• Goal:
Copy the data that follows exactly. Include no pictures.

• Given material:
● ● ●

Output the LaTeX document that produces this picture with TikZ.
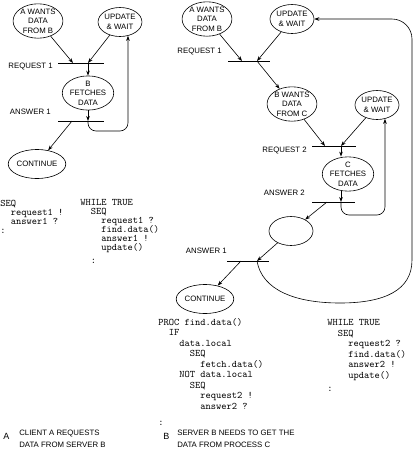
\documentclass[tikz,border=0pt]{standalone}
\usepackage{fontspec}
\setmainfont{Liberation Sans}
\usetikzlibrary{shapes.geometric,arrows.meta}

% un cran d'indentation du code (deux caracteres)
\newcommand{\decal}{\hspace*{1.05em}}
% interligne fixe pour le code
\newcommand{\serre}{\lineskiplimit=-6pt\relax}

\tikzset{
  etat/.style={draw, ellipse, inner sep=0pt, minimum width=44pt, minimum height=29pt,
    align=center, font=\fontsize{7.8}{9.4}\selectfont},
  etiq/.style={anchor=east, inner sep=0pt, font=\fontsize{7.8}{9}\selectfont},
  code/.style={anchor=north west, inner sep=0pt, align=left,
    font=\ttfamily\fontsize{10}{9}\selectfont\serre},
  codeb/.style={code, font=\ttfamily\fontsize{10}{10.5}\selectfont\serre},
  legende/.style={anchor=north west, inner sep=0pt, align=left,
    font=\fontsize{7.8}{11.5}\selectfont},
}

\begin{document}
\begin{tikzpicture}[x=1pt, y=-1pt, line width=0.6pt, >={Stealth[length=5pt,width=3.6pt]}]
\useasboundingbox (0,0) rectangle (416,451);

% A : le client demande au serveur B
\node[etat] (awb) at (38,21) {A WANTS\\DATA\\FROM B};
\node[etat, minimum width=41pt] (maj) at (120,22) {UPDATE\\\& WAIT};
\node[etat] (bfd) at (88,93) {B\\FETCHES\\DATA};
\node[etat] (suite) at (37,164) {CONTINUE};
% les barres des canaux
\draw (58,63) -- (104,63);
\coordinate (r1a) at (73,63);
\coordinate (r1b) at (88,63);
\draw (58,121) -- (104,121);
\coordinate (a1a) at (72,121);
\coordinate (a1b) at (88,121);
\node[etiq] (lreq1) at (53,67) {REQUEST 1};
\node[etiq] (lans1) at (51,112) {ANSWER 1};
\draw[->] (awb) -- (r1a);
\draw[->] (maj) -- (r1b);
\draw[->] (r1b) -- (bfd);
\draw[->] (bfd) -- (a1b);
\draw[->, rounded corners=8pt] (a1b) -- ++(0,10) -| (maj.-60);
\draw[->] (a1a) -- (suite);

\node[code] (progA) at (0,199.5) {SEQ\\\decal request1 !\\\decal answer1 ?\\:};
\node[code] (progB) at (80,199.5) {WHILE TRUE\\\decal SEQ\\\decal\decal request1 ?\\\decal\decal find.data()\\\decal\decal answer1 !\\\decal\decal update()\\[3.5pt]\decal :};

% B : le serveur B demande au processus C
\node[etat] (awb2) at (207,19) {A WANTS\\DATA\\FROM B};
\node[etat] (maj1) at (292,19) {UPDATE\\\& WAIT};
\node[etat] (bwc) at (292,104) {B WANTS\\DATA\\FROM C};
\node[etat] (maj2) at (377,105) {UPDATE\\\& WAIT};
\node[etat] (cfd) at (348,174) {C\\FETCHES\\DATA};
\node[etat] (vide) at (291,231) {};
\node[etat] (suite2) at (205,299) {CONTINUE};
\draw (228,61) -- (270,61);
\coordinate (s1a) at (242,61);
\coordinate (s1b) at (257,61);
\draw (312,146) -- (356,146);
\coordinate (s2a) at (325,146);
\coordinate (s2b) at (341,146);
\draw (312,202) -- (355,202);
\coordinate (t2a) at (327,202);
\coordinate (t2b) at (341,202);
\draw (227,261) -- (269,261);
\coordinate (t1a) at (241,261);
\coordinate (t1b) at (257,261);
\node[etiq] (rreq1) at (222,52) {REQUEST 1};
\node[etiq] (rreq2) at (307,151) {REQUEST 2};
\node[etiq] (rans2) at (305,193) {ANSWER 2};
\node[etiq] (rans1) at (227,251) {ANSWER 1};
\draw[->] (awb2) -- (s1a);
\draw[->] (maj1) -- (s1b);
\draw[->] (s1b) -- (bwc);
\draw[->] (bwc) -- (s2a);
\draw[->] (maj2) -- (s2b);
\draw[->] (s2b) -- (s2b |- cfd.north);
\draw[->] (cfd.south -| t2b) -- (t2b);
\draw[->, rounded corners=8pt] (t2b) -- ++(0,13) -| (maj2.-60);
\draw[->] (t2a) -- (vide);
\draw[->] (vide) -- (t1b);
\draw[->] (t1a) -- (suite2);
% la grande boucle qui remonte au premier UPDATE
\draw[->] (t1b) .. controls (262,290) and (295,303) .. (340,303)
  .. controls (385,303) and (412,290) .. (412,260)
  [rounded corners=20pt] |- (maj1.east);

\node[codeb] (proc) at (158,318) {PROC find.data()\\\decal IF\\\decal\decal data.local\\\decal\decal\decal SEQ\\\decal\decal\decal\decal fetch.data()\\\decal\decal NOT data.local\\\decal\decal\decal SEQ\\\decal\decal\decal\decal request2 !\\\decal\decal\decal\decal answer2 ?\\[6pt]:};
\node[codeb] (progC) at (327,319.5) {WHILE TRUE\\\decal SEQ\\\decal\decal request2 ?\\\decal\decal find.data()\\\decal\decal answer2 !\\\decal\decal update()\\[2.5pt]:};

% legendes
\node[anchor=west, inner sep=0pt, font=\fontsize{9}{9}\selectfont] (lettreA) at (3,436) {A};
\node[legende] (legA) at (19,430) {CLIENT A REQUESTS\\DATA FROM SERVER B};
\node[anchor=west, inner sep=0pt, font=\fontsize{9}{9}\selectfont] (lettreB) at (163,436) {B};
\node[legende] (legB) at (177,430) {SERVER B NEEDS TO GET THE\\DATA FROM PROCESS C};
\end{tikzpicture}
\end{document}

● ● ●

• Correct response:
Output the LaTeX document that produces this picture with TikZ.
\documentclass[tikz,border=0pt]{standalone}
\usepackage{fontspec}
\setmainfont{Liberation Sans}
\usetikzlibrary{shapes.geometric,arrows.meta}

% un cran d'indentation du code (deux caracteres)
\newcommand{\decal}{\hspace*{1.05em}}
% interligne fixe pour le code
\newcommand{\serre}{\lineskiplimit=-6pt\relax}

\tikzset{
  etat/.style={draw, ellipse, inner sep=0pt, minimum width=44pt, minimum height=29pt,
    align=center, font=\fontsize{7.8}{9.4}\selectfont},
  etiq/.style={anchor=east, inner sep=0pt, font=\fontsize{7.8}{9}\selectfont},
  code/.style={anchor=north west, inner sep=0pt, align=left,
    font=\ttfamily\fontsize{10}{9}\selectfont\serre},
  codeb/.style={code, font=\ttfamily\fontsize{10}{10.5}\selectfont\serre},
  legende/.style={anchor=north west, inner sep=0pt, align=left,
    font=\fontsize{7.8}{11.5}\selectfont},
}

\begin{document}
\begin{tikzpicture}[x=1pt, y=-1pt, line width=0.6pt, >={Stealth[length=5pt,width=3.6pt]}]
\useasboundingbox (0,0) rectangle (416,451);

% A : le client demande au serveur B
\node[etat] (awb) at (38,21) {A WANTS\\DATA\\FROM B};
\node[etat, minimum width=41pt] (maj) at (120,22) {UPDATE\\\& WAIT};
\node[etat] (bfd) at (88,93) {B\\FETCHES\\DATA};
\node[etat] (suite) at (37,164) {CONTINUE};
% les barres des canaux
\draw (58,63) -- (104,63);
\coordinate (r1a) at (73,63);
\coordinate (r1b) at (88,63);
\draw (58,121) -- (104,121);
\coordinate (a1a) at (72,121);
\coordinate (a1b) at (88,121);
\node[etiq] (lreq1) at (53,67) {REQUEST 1};
\node[etiq] (lans1) at (51,112) {ANSWER 1};
\draw[->] (awb) -- (r1a);
\draw[->] (maj) -- (r1b);
\draw[->] (r1b) -- (bfd);
\draw[->] (bfd) -- (a1b);
\draw[->, rounded corners=8pt] (a1b) -- ++(0,10) -| (maj.-60);
\draw[->] (a1a) -- (suite);

\node[code] (progA) at (0,199.5) {SEQ\\\decal request1 !\\\decal answer1 ?\\:};
\node[code] (progB) at (80,199.5) {WHILE TRUE\\\decal SEQ\\\decal\decal request1 ?\\\decal\decal find.data()\\\decal\decal answer1 !\\\decal\decal update()\\[3.5pt]\decal :};

% B : le serveur B demande au processus C
\node[etat] (awb2) at (207,19) {A WANTS\\DATA\\FROM B};
\node[etat] (maj1) at (292,19) {UPDATE\\\& WAIT};
\node[etat] (bwc) at (292,104) {B WANTS\\DATA\\FROM C};
\node[etat] (maj2) at (377,105) {UPDATE\\\& WAIT};
\node[etat] (cfd) at (348,174) {C\\FETCHES\\DATA};
\node[etat] (vide) at (291,231) {};
\node[etat] (suite2) at (205,299) {CONTINUE};
\draw (228,61) -- (270,61);
\coordinate (s1a) at (242,61);
\coordinate (s1b) at (257,61);
\draw (312,146) -- (356,146);
\coordinate (s2a) at (325,146);
\coordinate (s2b) at (341,146);
\draw (312,202) -- (355,202);
\coordinate (t2a) at (327,202);
\coordinate (t2b) at (341,202);
\draw (227,261) -- (269,261);
\coordinate (t1a) at (241,261);
\coordinate (t1b) at (257,261);
\node[etiq] (rreq1) at (222,52) {REQUEST 1};
\node[etiq] (rreq2) at (307,151) {REQUEST 2};
\node[etiq] (rans2) at (305,193) {ANSWER 2};
\node[etiq] (rans1) at (227,251) {ANSWER 1};
\draw[->] (awb2) -- (s1a);
\draw[->] (maj1) -- (s1b);
\draw[->] (s1b) -- (bwc);
\draw[->] (bwc) -- (s2a);
\draw[->] (maj2) -- (s2b);
\draw[->] (s2b) -- (s2b |- cfd.north);
\draw[->] (cfd.south -| t2b) -- (t2b);
\draw[->, rounded corners=8pt] (t2b) -- ++(0,13) -| (maj2.-60);
\draw[->] (t2a) -- (vide);
\draw[->] (vide) -- (t1b);
\draw[->] (t1a) -- (suite2);
% la grande boucle qui remonte au premier UPDATE
\draw[->] (t1b) .. controls (262,290) and (295,303) .. (340,303)
  .. controls (385,303) and (412,290) .. (412,260)
  [rounded corners=20pt] |- (maj1.east);

\node[codeb] (proc) at (158,318) {PROC find.data()\\\decal IF\\\decal\decal data.local\\\decal\decal\decal SEQ\\\decal\decal\decal\decal fetch.data()\\\decal\decal NOT data.local\\\decal\decal\decal SEQ\\\decal\decal\decal\decal request2 !\\\decal\decal\decal\decal answer2 ?\\[6pt]:};
\node[codeb] (progC) at (327,319.5) {WHILE TRUE\\\decal SEQ\\\decal\decal request2 ?\\\decal\decal find.data()\\\decal\decal answer2 !\\\decal\decal update()\\[2.5pt]:};

% legendes
\node[anchor=west, inner sep=0pt, font=\fontsize{9}{9}\selectfont] (lettreA) at (3,436) {A};
\node[legende] (legA) at (19,430) {CLIENT A REQUESTS\\DATA FROM SERVER B};
\node[anchor=west, inner sep=0pt, font=\fontsize{9}{9}\selectfont] (lettreB) at (163,436) {B};
\node[legende] (legB) at (177,430) {SERVER B NEEDS TO GET THE\\DATA FROM PROCESS C};
\end{tikzpicture}
\end{document}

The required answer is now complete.